→ **GIVEN INFORMATION**
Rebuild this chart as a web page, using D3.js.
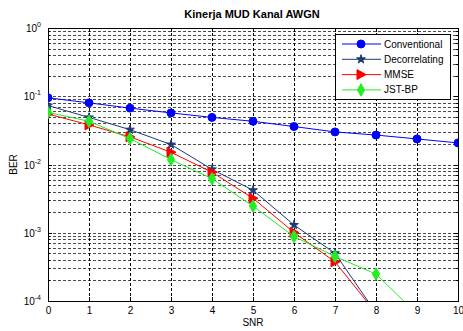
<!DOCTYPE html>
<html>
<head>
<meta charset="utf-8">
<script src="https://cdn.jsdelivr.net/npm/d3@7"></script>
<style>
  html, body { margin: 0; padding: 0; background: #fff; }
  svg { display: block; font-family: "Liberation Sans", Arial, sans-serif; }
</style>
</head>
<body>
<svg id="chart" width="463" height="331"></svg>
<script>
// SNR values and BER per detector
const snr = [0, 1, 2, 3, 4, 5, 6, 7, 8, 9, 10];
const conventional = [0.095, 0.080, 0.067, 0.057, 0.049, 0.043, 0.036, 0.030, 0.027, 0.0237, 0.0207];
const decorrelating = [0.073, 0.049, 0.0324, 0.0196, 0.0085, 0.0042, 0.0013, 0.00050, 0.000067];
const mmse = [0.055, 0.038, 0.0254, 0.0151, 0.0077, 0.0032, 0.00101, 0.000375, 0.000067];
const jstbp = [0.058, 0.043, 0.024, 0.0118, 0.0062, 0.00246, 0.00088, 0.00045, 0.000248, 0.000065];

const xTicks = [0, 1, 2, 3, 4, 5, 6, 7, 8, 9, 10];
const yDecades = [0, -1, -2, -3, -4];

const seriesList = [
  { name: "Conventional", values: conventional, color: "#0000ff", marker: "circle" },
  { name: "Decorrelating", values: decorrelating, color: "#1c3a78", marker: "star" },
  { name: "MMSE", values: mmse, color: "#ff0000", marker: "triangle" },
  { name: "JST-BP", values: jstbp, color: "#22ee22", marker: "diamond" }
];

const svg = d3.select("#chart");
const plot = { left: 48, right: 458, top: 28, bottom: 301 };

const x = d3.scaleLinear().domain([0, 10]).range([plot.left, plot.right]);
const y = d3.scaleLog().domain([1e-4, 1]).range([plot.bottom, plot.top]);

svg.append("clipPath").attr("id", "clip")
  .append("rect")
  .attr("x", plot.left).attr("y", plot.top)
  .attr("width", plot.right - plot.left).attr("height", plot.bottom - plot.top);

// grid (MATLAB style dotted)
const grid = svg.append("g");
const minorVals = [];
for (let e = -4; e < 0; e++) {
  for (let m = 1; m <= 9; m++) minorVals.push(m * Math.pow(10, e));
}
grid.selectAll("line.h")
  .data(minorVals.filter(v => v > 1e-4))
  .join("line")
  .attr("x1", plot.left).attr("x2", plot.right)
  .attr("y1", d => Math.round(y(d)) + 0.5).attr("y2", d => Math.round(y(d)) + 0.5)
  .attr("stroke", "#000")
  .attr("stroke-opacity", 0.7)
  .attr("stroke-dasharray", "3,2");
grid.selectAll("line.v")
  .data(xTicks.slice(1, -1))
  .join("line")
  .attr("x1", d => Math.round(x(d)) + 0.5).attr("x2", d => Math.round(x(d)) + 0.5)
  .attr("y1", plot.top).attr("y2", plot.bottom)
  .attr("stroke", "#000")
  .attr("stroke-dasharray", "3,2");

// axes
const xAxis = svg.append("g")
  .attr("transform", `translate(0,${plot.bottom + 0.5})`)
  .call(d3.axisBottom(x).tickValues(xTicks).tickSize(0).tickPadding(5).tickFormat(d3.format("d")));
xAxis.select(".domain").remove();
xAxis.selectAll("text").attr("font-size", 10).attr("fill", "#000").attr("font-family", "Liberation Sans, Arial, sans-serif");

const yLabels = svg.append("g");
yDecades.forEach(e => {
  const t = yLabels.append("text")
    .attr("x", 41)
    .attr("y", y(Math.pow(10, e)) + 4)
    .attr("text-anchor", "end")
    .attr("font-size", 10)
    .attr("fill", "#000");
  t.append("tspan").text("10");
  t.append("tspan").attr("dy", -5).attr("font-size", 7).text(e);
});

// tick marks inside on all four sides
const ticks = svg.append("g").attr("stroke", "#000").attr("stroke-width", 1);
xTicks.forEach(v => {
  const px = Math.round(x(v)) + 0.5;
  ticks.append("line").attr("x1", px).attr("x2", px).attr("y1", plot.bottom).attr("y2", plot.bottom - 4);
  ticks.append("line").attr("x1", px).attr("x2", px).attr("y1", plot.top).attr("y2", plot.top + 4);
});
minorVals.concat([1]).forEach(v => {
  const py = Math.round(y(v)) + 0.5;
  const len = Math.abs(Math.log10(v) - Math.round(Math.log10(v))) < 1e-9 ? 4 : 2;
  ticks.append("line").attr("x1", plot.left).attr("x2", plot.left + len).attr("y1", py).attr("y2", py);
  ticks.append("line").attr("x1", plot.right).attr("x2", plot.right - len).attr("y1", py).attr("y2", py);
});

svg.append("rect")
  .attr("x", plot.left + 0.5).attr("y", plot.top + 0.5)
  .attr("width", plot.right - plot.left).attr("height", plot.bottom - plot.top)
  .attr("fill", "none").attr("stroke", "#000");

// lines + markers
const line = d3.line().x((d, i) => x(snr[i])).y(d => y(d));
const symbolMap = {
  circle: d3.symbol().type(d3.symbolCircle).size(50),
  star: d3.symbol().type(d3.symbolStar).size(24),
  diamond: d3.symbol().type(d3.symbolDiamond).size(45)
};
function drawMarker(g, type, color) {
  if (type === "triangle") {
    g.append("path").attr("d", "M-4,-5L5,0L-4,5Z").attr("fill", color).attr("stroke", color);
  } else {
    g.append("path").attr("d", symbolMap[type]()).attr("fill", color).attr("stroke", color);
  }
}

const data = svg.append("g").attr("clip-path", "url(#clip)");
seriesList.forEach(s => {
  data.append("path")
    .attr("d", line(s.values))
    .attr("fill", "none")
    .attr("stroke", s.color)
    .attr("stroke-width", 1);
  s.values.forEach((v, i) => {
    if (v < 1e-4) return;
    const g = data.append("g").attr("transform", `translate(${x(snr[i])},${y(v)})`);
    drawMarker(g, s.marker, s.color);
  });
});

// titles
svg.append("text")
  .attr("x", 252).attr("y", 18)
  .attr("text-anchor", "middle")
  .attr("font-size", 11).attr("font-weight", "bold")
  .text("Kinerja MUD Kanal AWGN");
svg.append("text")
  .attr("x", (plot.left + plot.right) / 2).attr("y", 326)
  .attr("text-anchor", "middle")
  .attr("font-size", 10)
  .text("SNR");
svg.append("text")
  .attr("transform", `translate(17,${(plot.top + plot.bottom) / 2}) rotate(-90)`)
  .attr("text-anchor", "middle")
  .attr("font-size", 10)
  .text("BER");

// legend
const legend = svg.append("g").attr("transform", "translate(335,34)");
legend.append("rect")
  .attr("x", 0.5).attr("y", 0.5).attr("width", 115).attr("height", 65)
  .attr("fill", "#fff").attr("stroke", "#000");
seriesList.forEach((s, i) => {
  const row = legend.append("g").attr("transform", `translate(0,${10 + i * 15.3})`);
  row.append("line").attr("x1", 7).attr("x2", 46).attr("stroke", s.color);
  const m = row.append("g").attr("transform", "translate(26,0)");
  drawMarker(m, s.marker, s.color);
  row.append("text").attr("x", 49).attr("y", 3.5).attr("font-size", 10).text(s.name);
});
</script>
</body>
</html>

→ **YOUR OBJECTIVE**
Work out how many lines above have the string "chart" in them, and give only the number.

→ **OUTPUT BELOW**
3